I believe that childhood is the foundation of adulthood. If indeed this premise is true, then the Muirs' pioneer homestead, named Fountain Lake Farm by Daniel Muir, was the cornerstone in the exceptional life of John Muir. The native beauty of the home landscape provided an already curious Scotch lad with amazement, awe and wonder. Muir experienced, as we all do, an evolution in his perceptions of spatial magnitude, time and living scale. We may recall how high a neighborhood hill or even "dirt-pile" appeared to us as children and how summer vacations felt as though they would go on forever, or how far away the 100 miles to grandma's place seemed and how large we thought our house was. Then, in time, we inherit the label "adult." In adulthood, we return to find our memories in miniature; the childhood "mountain" has somehow eroded into a mere hill and the home-place has likewise shrunk to the point that we are astounded that a bustling family even survived in such a humble structure. Summers have become only a few short months and 100 miles is now just 100 miles.
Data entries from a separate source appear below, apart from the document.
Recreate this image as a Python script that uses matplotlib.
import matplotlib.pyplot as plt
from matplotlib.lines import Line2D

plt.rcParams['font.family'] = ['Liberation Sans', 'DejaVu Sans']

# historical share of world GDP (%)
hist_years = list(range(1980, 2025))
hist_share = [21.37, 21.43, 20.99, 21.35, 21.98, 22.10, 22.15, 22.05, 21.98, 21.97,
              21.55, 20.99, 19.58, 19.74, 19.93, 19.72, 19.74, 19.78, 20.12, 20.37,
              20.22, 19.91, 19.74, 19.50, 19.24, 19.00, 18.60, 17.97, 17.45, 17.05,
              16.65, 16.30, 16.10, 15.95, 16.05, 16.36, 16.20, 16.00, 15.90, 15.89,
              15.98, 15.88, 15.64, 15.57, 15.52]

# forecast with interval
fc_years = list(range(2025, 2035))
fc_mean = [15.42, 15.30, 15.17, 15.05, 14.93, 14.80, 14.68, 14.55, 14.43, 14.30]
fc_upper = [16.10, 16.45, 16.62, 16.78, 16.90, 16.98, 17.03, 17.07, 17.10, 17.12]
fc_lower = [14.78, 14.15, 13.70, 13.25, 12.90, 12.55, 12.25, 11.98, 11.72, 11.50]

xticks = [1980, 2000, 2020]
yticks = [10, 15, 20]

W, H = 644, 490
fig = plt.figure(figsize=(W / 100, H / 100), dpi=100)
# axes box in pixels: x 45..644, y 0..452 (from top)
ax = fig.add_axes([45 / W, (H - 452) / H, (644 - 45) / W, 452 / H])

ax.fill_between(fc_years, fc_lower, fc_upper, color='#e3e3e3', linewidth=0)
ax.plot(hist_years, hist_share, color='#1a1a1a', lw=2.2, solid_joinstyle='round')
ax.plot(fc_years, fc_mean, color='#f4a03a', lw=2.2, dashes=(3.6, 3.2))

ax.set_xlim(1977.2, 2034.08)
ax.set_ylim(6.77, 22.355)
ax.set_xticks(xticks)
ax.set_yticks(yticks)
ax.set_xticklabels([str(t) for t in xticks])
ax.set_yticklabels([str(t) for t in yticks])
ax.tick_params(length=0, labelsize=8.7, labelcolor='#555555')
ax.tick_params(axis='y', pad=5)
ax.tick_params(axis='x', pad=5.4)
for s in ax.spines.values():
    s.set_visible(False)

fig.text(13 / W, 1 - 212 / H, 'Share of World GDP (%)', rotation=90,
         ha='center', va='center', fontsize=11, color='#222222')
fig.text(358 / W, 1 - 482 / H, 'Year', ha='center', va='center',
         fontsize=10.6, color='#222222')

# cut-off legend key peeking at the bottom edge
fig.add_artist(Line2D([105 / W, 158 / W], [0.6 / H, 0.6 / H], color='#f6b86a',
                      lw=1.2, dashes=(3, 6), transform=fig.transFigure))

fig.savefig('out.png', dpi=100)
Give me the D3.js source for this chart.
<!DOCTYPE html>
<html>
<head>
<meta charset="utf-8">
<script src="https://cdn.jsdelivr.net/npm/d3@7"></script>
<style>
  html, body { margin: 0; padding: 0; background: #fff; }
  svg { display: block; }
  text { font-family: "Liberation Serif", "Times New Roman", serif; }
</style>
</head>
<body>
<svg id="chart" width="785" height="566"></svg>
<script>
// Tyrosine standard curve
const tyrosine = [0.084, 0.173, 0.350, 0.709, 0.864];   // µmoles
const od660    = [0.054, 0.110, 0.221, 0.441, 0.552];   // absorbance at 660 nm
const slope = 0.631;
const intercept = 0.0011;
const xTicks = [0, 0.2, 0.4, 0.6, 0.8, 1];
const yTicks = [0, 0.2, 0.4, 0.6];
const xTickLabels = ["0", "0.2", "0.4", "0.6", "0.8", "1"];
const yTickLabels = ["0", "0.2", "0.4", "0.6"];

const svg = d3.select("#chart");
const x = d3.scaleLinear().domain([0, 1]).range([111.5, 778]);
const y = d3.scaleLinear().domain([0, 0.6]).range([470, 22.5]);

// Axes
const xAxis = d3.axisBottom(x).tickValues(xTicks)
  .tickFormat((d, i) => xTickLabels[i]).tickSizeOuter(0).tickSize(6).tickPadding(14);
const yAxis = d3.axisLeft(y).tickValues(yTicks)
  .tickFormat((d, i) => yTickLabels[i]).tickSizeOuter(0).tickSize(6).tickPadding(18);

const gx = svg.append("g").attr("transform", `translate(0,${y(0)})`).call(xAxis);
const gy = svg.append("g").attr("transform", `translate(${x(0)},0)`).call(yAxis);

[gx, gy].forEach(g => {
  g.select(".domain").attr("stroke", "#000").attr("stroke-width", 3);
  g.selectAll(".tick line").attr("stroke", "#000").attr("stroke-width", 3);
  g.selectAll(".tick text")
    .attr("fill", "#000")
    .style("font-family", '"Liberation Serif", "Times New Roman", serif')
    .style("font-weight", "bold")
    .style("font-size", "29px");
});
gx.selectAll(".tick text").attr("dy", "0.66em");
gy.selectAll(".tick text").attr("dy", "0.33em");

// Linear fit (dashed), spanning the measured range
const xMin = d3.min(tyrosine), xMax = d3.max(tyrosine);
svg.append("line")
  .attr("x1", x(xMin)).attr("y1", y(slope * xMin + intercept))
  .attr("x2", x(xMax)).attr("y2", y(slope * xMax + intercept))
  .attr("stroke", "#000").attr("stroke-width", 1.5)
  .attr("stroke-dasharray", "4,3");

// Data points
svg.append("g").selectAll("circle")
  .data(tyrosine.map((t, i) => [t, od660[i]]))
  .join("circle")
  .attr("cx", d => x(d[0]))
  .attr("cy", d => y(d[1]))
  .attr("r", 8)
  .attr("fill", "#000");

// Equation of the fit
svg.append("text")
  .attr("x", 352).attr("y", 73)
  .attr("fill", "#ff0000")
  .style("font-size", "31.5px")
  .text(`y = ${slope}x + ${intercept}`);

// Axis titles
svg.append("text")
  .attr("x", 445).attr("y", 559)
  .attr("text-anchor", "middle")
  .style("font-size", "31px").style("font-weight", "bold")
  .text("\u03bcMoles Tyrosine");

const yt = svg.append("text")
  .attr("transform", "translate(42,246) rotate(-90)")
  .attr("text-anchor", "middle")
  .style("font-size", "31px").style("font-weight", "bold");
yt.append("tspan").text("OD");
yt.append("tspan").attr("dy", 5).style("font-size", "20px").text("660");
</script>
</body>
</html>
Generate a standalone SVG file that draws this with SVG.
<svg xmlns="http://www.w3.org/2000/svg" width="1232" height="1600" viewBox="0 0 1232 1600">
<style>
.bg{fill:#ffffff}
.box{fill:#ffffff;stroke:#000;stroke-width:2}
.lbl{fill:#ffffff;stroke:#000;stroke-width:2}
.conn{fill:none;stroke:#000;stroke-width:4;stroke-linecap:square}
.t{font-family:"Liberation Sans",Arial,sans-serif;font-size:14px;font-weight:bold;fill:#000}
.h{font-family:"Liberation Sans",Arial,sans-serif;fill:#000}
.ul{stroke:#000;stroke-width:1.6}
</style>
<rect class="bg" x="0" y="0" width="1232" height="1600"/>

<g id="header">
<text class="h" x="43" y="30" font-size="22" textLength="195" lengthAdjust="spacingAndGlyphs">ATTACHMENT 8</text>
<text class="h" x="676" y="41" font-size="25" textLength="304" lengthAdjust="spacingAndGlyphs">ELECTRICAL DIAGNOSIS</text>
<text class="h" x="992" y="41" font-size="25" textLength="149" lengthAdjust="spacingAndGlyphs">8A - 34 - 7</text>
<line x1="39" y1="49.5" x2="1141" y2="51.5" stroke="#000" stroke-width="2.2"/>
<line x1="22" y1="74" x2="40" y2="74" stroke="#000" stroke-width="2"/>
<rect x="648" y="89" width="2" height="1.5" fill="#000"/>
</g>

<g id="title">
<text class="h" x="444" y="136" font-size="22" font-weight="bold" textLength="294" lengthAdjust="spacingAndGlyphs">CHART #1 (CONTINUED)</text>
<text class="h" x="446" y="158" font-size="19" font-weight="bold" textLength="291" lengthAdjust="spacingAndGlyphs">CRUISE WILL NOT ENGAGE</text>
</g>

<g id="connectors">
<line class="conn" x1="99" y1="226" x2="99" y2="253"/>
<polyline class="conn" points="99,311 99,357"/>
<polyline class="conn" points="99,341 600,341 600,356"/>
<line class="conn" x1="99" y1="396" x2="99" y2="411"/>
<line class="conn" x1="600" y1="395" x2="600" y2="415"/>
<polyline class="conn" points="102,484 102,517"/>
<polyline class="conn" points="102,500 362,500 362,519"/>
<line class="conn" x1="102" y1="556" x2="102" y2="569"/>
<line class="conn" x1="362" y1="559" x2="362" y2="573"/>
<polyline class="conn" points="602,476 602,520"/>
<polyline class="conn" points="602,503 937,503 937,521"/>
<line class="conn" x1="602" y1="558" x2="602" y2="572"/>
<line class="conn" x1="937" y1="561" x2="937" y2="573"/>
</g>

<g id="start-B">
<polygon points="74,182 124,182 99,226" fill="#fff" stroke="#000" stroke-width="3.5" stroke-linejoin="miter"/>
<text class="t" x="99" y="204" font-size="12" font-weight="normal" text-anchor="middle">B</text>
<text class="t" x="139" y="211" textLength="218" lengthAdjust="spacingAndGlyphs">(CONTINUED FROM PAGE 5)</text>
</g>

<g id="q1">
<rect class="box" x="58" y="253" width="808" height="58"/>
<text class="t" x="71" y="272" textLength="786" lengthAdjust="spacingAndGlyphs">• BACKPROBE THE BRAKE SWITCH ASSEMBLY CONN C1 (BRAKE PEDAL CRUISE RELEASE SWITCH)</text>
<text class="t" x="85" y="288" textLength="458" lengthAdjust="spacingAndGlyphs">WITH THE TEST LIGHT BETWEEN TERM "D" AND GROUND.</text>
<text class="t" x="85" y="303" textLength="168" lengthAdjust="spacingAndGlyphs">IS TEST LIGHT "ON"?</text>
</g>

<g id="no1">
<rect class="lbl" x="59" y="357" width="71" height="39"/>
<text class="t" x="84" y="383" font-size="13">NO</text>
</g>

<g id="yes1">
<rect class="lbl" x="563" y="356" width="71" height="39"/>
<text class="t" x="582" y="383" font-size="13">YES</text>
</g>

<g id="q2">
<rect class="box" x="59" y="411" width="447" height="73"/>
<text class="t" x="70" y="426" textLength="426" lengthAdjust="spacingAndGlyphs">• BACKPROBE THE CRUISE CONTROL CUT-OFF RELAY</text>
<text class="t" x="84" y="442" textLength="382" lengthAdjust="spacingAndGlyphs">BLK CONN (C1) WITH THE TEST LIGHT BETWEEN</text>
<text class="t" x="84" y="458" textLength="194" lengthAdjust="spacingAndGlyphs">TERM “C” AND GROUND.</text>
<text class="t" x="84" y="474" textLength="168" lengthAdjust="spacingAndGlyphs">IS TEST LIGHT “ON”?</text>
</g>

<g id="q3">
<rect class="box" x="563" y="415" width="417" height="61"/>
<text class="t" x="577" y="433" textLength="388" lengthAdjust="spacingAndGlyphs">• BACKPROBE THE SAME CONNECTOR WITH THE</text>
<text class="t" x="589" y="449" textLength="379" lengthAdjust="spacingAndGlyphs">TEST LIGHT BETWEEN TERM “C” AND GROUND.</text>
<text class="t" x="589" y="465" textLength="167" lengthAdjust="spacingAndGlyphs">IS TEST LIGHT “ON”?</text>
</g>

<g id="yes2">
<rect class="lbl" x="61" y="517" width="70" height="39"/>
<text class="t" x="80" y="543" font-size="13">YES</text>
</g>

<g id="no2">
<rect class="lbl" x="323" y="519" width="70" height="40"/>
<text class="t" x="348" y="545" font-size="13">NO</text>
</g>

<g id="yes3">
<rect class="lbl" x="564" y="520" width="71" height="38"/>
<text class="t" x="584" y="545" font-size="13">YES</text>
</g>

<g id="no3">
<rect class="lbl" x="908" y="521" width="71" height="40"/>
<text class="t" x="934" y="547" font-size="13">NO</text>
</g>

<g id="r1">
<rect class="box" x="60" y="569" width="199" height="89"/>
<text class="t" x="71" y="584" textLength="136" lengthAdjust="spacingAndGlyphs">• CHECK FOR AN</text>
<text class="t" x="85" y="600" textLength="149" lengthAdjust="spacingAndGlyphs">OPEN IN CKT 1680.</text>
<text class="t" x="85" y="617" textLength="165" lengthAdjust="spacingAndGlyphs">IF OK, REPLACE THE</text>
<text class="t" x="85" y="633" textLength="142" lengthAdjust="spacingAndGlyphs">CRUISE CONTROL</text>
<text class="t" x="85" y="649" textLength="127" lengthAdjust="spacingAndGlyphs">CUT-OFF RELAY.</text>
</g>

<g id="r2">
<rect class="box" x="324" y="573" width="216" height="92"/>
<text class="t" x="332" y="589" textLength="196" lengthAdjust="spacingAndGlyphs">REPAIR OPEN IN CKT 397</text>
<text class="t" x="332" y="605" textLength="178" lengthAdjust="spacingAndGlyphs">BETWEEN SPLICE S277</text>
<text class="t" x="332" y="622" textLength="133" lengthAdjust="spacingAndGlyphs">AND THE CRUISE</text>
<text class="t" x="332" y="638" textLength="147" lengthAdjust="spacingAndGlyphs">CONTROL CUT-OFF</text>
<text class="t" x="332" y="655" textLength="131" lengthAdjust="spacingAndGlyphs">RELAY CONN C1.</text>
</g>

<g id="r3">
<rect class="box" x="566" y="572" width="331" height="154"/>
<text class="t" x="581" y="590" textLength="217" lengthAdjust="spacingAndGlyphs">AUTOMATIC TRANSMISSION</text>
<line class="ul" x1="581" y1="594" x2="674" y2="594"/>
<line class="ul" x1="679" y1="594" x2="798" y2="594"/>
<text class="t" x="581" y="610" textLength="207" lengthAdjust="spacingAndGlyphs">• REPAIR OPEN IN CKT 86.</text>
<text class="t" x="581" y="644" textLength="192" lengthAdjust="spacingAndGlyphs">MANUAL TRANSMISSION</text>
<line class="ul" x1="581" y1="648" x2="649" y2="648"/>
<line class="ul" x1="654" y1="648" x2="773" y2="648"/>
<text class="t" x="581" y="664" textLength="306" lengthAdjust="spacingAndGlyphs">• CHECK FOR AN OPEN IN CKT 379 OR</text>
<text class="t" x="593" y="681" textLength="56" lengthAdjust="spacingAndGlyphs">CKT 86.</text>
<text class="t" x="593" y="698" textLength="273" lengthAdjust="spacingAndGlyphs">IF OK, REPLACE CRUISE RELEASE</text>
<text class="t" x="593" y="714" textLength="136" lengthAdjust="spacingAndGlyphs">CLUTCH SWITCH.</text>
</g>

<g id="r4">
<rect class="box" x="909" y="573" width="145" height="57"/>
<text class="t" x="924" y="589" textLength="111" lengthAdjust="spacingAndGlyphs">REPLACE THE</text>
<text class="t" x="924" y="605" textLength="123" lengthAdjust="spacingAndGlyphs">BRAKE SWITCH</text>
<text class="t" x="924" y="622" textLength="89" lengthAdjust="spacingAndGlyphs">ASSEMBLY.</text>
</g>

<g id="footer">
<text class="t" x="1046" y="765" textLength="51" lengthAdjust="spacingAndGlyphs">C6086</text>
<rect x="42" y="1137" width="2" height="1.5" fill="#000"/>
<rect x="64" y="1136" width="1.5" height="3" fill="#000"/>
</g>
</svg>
For John Muir, that passage was realized here. As a boy, Muir was fond of climbing his neighborhood rampart known as Observatory Hill. While atop the promontory and perched in a red juniper, young John enjoyed watching a thunderhead roll across the valleys below. As a man in the Sierras, he continued this practice. In youth, 1,100 feet Observatory Hill was mountain enough and the juniper had the stature of a Sequoia.

The formative years spent on this old sand farm were among those most cherished and important to John Muir. Even while on a worldwide journey, Muir's memories often took him home:"When we first saw Fountain Lake meadow, on a sultry evening, sprinkled with millions of lightning bugs throbbing with light, the effect was so strange and beautiful that it seemed far too marvelous to be real.... Once I saw a splendid display of gloworms in the foothills of Calcutta, but glorious as it appeared in pure starry radiance, it was far less impressive than the extravagant, abounding, quivering, dancing fire on our Wisconsin meadow," he wrote. John Muir never lost what Rachel Carson called "a sense of childlike wonder."

It is a special privilege to be part of the landscape so dear to John Muir. Still today, one can sense the power of the place and its historical sacredness. There are times yet when the spirit of "John of the Mountains" can be felt in the prairie sand underfoot. It was John Muir's dream to protect and restore his boyhood spring meadow; a dream later shared by another seminal Wisconsin naturalist, Aldo Leopold. In November, 1895, in a speech given to the Sierra Club in San Francisco, Muir recalled the evolution of his preservation ethic: "Saving bits of pure wilderness was a fond, favorite notion of mine long before I heard of national parks. When my father came from Scotland, he settled in a fine region of Wisconsin, beside a small glacier lake bordered with white pond lilies. And on the north side of the lake, just below our house, there was a Carex (sedge) meadow full of charming flowers.... And when I was about to wander away on my long rambles, I was sorry to leave the precious meadow unprotected; therefore I said to my brother-in-law, who by then owned it,"Sell me the 40 acres of lake meadow, and keep it fenced and never allow cattle or hogs to break into it, and I will gladly pay you whatever you say. I want to keep it untrampled for the sake of its ferns and flowers, and even if I should never see it again, the beauty of its lilies and orchids is so pressed into my mind, I shall always enjoy looking back at them in imagination, even across seas and continents, and perhaps after I am dead."

Behind us is the lake that first challenged Muir's mettle; in fact, he nearly drowned in it. But ultimately, its frogs taught him to swim. And swim he did, to rare depths indeed. Trying to resurrect John Muir the mortal is like trying to recreate a passenger pigeon. Rather, today, as we pay homage to this great place and its man, we are gathered to resuscitate his spirit and revive his philosophy. The most important lesson John Muir learned from Fountain Lake Farm is that "everything is hitched to everything else." This is the Muir message into which we must breathe life, so it can live and flourish throughout the land.

I extend my heartfelt appreciation to all of you who continue to make John Muir's dreams come true. Thank you.